* _Task input_
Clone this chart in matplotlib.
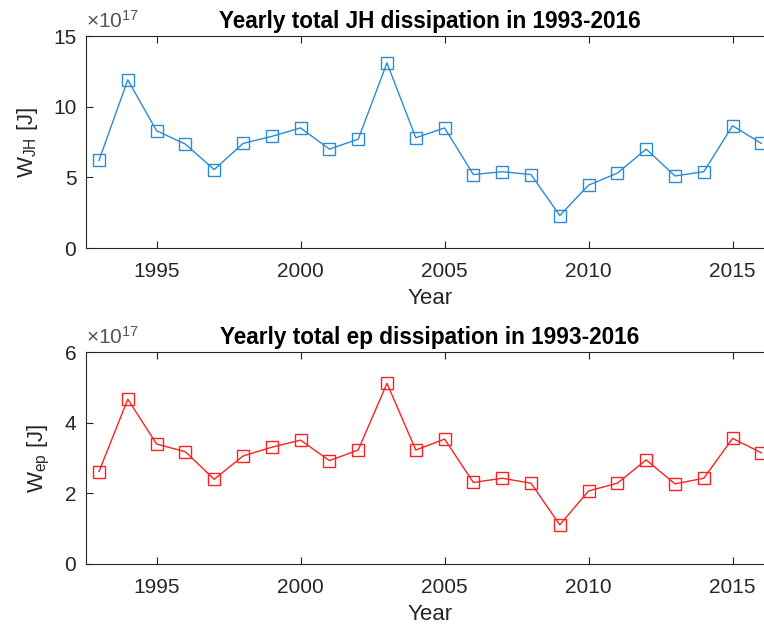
import numpy as np
import matplotlib
matplotlib.use('Agg')
import matplotlib.pyplot as plt

plt.rcParams['font.family'] = ['Liberation Sans', 'DejaVu Sans']
plt.rcParams['mathtext.fontset'] = 'custom'
plt.rcParams['mathtext.rm'] = 'Liberation Sans'
plt.rcParams['mathtext.it'] = 'Liberation Sans'

years = np.arange(1993, 2017)
w_jh = [6.2, 11.9, 8.3, 7.35, 5.55, 7.4, 7.9, 8.5, 7.0, 7.7, 13.1, 7.8,
        8.5, 5.2, 5.4, 5.2, 2.3, 4.45, 5.3, 7.0, 5.1, 5.4, 8.65, 7.4]
w_ep = [2.62, 4.67, 3.40, 3.18, 2.40, 3.06, 3.31, 3.51, 2.93, 3.23, 5.12, 3.23,
        3.54, 2.31, 2.43, 2.29, 1.11, 2.07, 2.29, 2.95, 2.27, 2.43, 3.56, 3.15]

panels = [
    (w_jh, '#2b8bd4', 'Yearly total JH dissipation in 1993-2016', r'W$_{\rm JH}$ [J]', [0, 5, 10, 15]),
    (w_ep, '#ff2020', 'Yearly total ep dissipation in 1993-2016', r'W$_{\rm ep}$ [J]', [0, 2, 4, 6]),
]

fig = plt.figure(figsize=(7.64, 6.3), dpi=100)
axes_pos = [[0.1126, 0.6063, 0.9, 0.3365], [0.1126, 0.1048, 0.9, 0.336]]
gray = '#262626'

for (vals, col, title, ylab, yt), pos in zip(panels, axes_pos):
    ax = fig.add_axes(pos)
    ax.plot(years, np.array(vals), '-s', color=col, lw=1.0, ms=9,
            mfc='none', mec=col, mew=1.0)
    ax.set_xlim(1992.55, 1992.55 + 0.9 * 7.64 * 100 / 28.8)
    ax.set_ylim(yt[0], yt[-1])
    ax.set_yticks(yt)
    ax.set_xticks([1995, 2000, 2005, 2010, 2015])
    ax.tick_params(direction='in', top=True, right=False, labelsize=15,
                   colors=gray, length=5, width=0.8)
    ax.tick_params(axis='x', pad=10)
    ax.tick_params(axis='y', pad=7)
    for s in ['left', 'bottom', 'top']:
        ax.spines[s].set_color(gray)
        ax.spines[s].set_linewidth(0.8)
    ax.spines['right'].set_visible(False)
    ax.set_title(title, fontsize=16.3, fontweight='bold', color='black', pad=6)
    ax.set_xlabel('Year', fontsize=16, color=gray, labelpad=5)
    ax.set_ylabel(ylab, fontsize=16, color=gray, labelpad=9)
    ax.text(0.0, 1.02, r'$\times 10^{17}$', transform=ax.transAxes,
            fontsize=15, color='#555555', ha='left', va='bottom')

fig.savefig('out.png', dpi=100)
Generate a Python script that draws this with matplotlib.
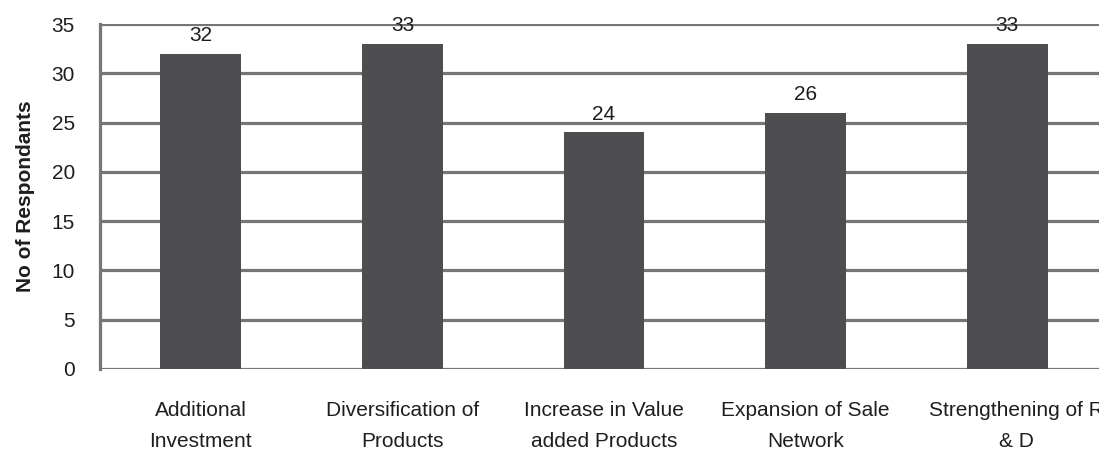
import matplotlib
matplotlib.use("Agg")
import matplotlib.pyplot as plt
from matplotlib.transforms import ScaledTranslation

categories = [
    "Additional\nInvestment",
    "Diversification of\nProducts",
    "Increase in Value\nadded Products",
    "Expansion of Sale\nNetwork",
    "Strengthening of R\n& D",
]
respondents = [32, 33, 24, 26, 33]
y_ticks = [0, 5, 10, 15, 20, 25, 30, 35]

plt.rcParams["font.family"] = ["Liberation Sans", "DejaVu Sans"]

W, H = 1099, 449
fig = plt.figure(figsize=(W / 100, H / 100), dpi=100)
ax = fig.add_axes([100 / W, 80 / H, 1008 / W, 345 / H])

grid_color = "#767676"
text_color = "#1e1e1e"

x = list(range(len(categories)))
bars = ax.bar(x, respondents, width=0.4, color="#4e4e50", zorder=3)

for rect, val in zip(bars, respondents):
    ax.annotate(
        str(val),
        xy=(rect.get_x() + rect.get_width() / 2, val),
        xytext=(0, 6), textcoords="offset points",
        ha="center", va="bottom", fontsize=15, color=text_color, zorder=5,
    )

ax.set_xlim(-0.5, len(categories) - 0.5)
ax.set_ylim(0, 35)
ax.set_yticks(y_ticks)
ax.set_xticks(x)
ax.set_xticklabels(categories)

# horizontal rules behind the bars
for t in y_ticks:
    ax.axhline(t, color=grid_color, linewidth=2.3, zorder=1)

for side in ("top", "right", "bottom"):
    ax.spines[side].set_visible(False)
ax.spines["left"].set_color(grid_color)
ax.spines["left"].set_linewidth(2.3)
ax.spines["left"].set_zorder(4)

ax.tick_params(axis="y", length=0, pad=18, labelsize=15, labelcolor=text_color)
ax.tick_params(axis="x", length=0, pad=23, labelsize=15, labelcolor=text_color)

labels = ax.get_xticklabels()
for lbl in labels:
    lbl.set_linespacing(1.8)
# last category label sits a little right of its bar
labels[-1].set_transform(labels[-1].get_transform()
                         + ScaledTranslation(9 / 100, 0, fig.dpi_scale_trans))

ax.set_ylabel("No of Respondants", fontsize=15, fontweight="bold",
              color=text_color, labelpad=12)

fig.savefig("out.png", dpi=100)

* _Problem details_
Set down the records above word for word, from the first line through the line containing "plt.rcParams['mathtext.it'] = 'Liberation", both included; leave out the pictures.

* _Answer to the task_
Clone this chart in matplotlib.
import numpy as np
import matplotlib
matplotlib.use('Agg')
import matplotlib.pyplot as plt

plt.rcParams['font.family'] = ['Liberation Sans', 'DejaVu Sans']
plt.rcParams['mathtext.fontset'] = 'custom'
plt.rcParams['mathtext.rm'] = 'Liberation Sans'
plt.rcParams['mathtext.it'] = 'Liberation Sans'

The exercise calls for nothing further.